__Aim__.
Extract the lines from the start through the line that holds "BAR_W = 0.67", both included, omitting all images.

· · · ·

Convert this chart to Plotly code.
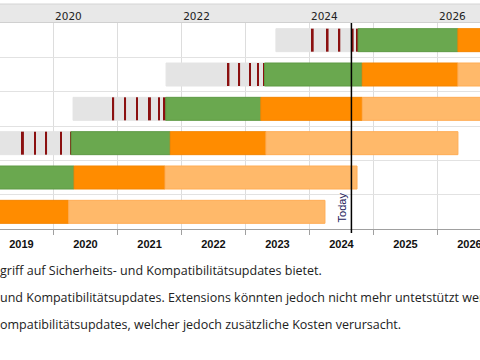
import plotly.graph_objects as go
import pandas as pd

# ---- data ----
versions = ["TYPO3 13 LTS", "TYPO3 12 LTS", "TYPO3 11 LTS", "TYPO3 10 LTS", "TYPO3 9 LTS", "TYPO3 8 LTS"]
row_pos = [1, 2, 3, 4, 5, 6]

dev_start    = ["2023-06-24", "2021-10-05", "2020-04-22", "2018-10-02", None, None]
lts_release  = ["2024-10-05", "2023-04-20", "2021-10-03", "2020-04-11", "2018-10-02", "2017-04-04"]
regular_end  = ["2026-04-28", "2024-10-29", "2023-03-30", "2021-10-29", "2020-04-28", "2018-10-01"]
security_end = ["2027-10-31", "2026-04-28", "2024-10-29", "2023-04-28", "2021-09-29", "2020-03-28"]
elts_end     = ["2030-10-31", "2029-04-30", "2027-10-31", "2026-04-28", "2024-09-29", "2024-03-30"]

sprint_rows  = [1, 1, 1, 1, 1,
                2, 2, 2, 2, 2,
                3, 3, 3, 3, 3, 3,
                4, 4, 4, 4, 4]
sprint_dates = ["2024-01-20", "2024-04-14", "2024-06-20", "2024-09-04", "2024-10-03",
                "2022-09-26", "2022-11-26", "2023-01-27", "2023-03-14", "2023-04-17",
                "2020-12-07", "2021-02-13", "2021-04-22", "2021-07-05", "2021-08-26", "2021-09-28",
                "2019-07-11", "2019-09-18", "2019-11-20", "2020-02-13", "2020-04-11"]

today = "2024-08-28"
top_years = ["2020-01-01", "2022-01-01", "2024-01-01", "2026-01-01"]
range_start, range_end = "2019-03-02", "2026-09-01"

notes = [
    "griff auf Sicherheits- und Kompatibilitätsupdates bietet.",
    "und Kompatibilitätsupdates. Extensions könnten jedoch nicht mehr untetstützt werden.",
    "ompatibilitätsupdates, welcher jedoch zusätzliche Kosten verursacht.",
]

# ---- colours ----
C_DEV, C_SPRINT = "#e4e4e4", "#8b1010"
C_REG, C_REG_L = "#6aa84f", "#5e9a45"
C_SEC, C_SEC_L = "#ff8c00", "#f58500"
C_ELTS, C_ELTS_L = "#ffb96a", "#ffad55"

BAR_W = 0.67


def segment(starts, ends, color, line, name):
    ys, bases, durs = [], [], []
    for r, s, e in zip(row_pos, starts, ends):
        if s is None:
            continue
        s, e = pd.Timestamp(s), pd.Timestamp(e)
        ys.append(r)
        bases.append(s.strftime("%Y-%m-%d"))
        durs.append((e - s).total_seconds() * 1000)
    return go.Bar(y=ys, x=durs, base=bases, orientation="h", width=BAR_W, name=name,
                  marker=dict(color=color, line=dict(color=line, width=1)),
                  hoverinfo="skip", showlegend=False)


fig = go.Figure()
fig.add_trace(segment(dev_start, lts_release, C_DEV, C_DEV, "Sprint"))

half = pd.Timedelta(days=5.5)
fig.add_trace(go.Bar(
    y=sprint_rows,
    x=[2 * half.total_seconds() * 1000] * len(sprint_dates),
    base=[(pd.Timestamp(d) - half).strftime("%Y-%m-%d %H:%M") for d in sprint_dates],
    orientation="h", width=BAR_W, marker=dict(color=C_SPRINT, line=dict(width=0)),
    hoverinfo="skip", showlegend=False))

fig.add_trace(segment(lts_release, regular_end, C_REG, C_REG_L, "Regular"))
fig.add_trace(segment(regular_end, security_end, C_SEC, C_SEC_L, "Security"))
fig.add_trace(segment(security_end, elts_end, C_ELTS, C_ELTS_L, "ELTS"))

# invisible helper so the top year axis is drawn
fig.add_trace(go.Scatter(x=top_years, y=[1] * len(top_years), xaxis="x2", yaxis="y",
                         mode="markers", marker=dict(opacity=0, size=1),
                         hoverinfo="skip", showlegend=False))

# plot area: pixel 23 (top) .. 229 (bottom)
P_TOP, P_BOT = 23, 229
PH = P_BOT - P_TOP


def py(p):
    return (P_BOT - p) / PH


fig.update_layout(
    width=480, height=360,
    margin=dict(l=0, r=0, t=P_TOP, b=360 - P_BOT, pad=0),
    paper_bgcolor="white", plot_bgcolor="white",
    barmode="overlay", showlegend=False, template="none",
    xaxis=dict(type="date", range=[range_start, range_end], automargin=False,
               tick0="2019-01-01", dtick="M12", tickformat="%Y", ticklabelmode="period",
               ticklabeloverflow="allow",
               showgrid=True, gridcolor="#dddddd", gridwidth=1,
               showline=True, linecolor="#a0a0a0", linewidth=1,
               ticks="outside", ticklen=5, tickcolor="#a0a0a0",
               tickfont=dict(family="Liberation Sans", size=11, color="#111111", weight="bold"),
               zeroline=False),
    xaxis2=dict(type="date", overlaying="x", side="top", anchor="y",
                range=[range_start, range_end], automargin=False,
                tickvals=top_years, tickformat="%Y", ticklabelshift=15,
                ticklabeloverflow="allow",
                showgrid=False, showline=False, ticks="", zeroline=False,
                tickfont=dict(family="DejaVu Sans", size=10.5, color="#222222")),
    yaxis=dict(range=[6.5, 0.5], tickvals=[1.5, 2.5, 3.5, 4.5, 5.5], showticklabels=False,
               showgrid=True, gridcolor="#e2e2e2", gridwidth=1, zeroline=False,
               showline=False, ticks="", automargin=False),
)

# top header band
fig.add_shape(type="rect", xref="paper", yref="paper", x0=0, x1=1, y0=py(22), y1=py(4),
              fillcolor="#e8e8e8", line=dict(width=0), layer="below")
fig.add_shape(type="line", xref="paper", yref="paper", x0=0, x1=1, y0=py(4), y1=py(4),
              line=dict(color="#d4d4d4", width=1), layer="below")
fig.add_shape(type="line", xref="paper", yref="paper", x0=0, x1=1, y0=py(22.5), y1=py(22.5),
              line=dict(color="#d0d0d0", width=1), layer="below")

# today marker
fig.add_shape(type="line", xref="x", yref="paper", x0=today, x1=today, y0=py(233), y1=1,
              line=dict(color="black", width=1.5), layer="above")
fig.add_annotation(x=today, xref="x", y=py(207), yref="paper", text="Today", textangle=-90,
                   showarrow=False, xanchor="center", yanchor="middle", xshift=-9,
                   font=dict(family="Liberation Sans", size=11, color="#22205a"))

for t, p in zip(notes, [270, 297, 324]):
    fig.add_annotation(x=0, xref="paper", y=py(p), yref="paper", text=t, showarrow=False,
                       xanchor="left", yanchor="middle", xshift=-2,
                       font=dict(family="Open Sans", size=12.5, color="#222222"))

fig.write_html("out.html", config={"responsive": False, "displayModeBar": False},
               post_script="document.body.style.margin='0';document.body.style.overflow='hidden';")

· · · ·

__Solution to this exercise__.
Convert this chart to Plotly code.
import plotly.graph_objects as go
import pandas as pd

# ---- data ----
versions = ["TYPO3 13 LTS", "TYPO3 12 LTS", "TYPO3 11 LTS", "TYPO3 10 LTS", "TYPO3 9 LTS", "TYPO3 8 LTS"]
row_pos = [1, 2, 3, 4, 5, 6]

dev_start    = ["2023-06-24", "2021-10-05", "2020-04-22", "2018-10-02", None, None]
lts_release  = ["2024-10-05", "2023-04-20", "2021-10-03", "2020-04-11", "2018-10-02", "2017-04-04"]
regular_end  = ["2026-04-28", "2024-10-29", "2023-03-30", "2021-10-29", "2020-04-28", "2018-10-01"]
security_end = ["2027-10-31", "2026-04-28", "2024-10-29", "2023-04-28", "2021-09-29", "2020-03-28"]
elts_end     = ["2030-10-31", "2029-04-30", "2027-10-31", "2026-04-28", "2024-09-29", "2024-03-30"]

sprint_rows  = [1, 1, 1, 1, 1,
                2, 2, 2, 2, 2,
                3, 3, 3, 3, 3, 3,
                4, 4, 4, 4, 4]
sprint_dates = ["2024-01-20", "2024-04-14", "2024-06-20", "2024-09-04", "2024-10-03",
                "2022-09-26", "2022-11-26", "2023-01-27", "2023-03-14", "2023-04-17",
                "2020-12-07", "2021-02-13", "2021-04-22", "2021-07-05", "2021-08-26", "2021-09-28",
                "2019-07-11", "2019-09-18", "2019-11-20", "2020-02-13", "2020-04-11"]

today = "2024-08-28"
top_years = ["2020-01-01", "2022-01-01", "2024-01-01", "2026-01-01"]
range_start, range_end = "2019-03-02", "2026-09-01"

notes = [
    "griff auf Sicherheits- und Kompatibilitätsupdates bietet.",
    "und Kompatibilitätsupdates. Extensions könnten jedoch nicht mehr untetstützt werden.",
    "ompatibilitätsupdates, welcher jedoch zusätzliche Kosten verursacht.",
]

# ---- colours ----
C_DEV, C_SPRINT = "#e4e4e4", "#8b1010"
C_REG, C_REG_L = "#6aa84f", "#5e9a45"
C_SEC, C_SEC_L = "#ff8c00", "#f58500"
C_ELTS, C_ELTS_L = "#ffb96a", "#ffad55"

BAR_W = 0.67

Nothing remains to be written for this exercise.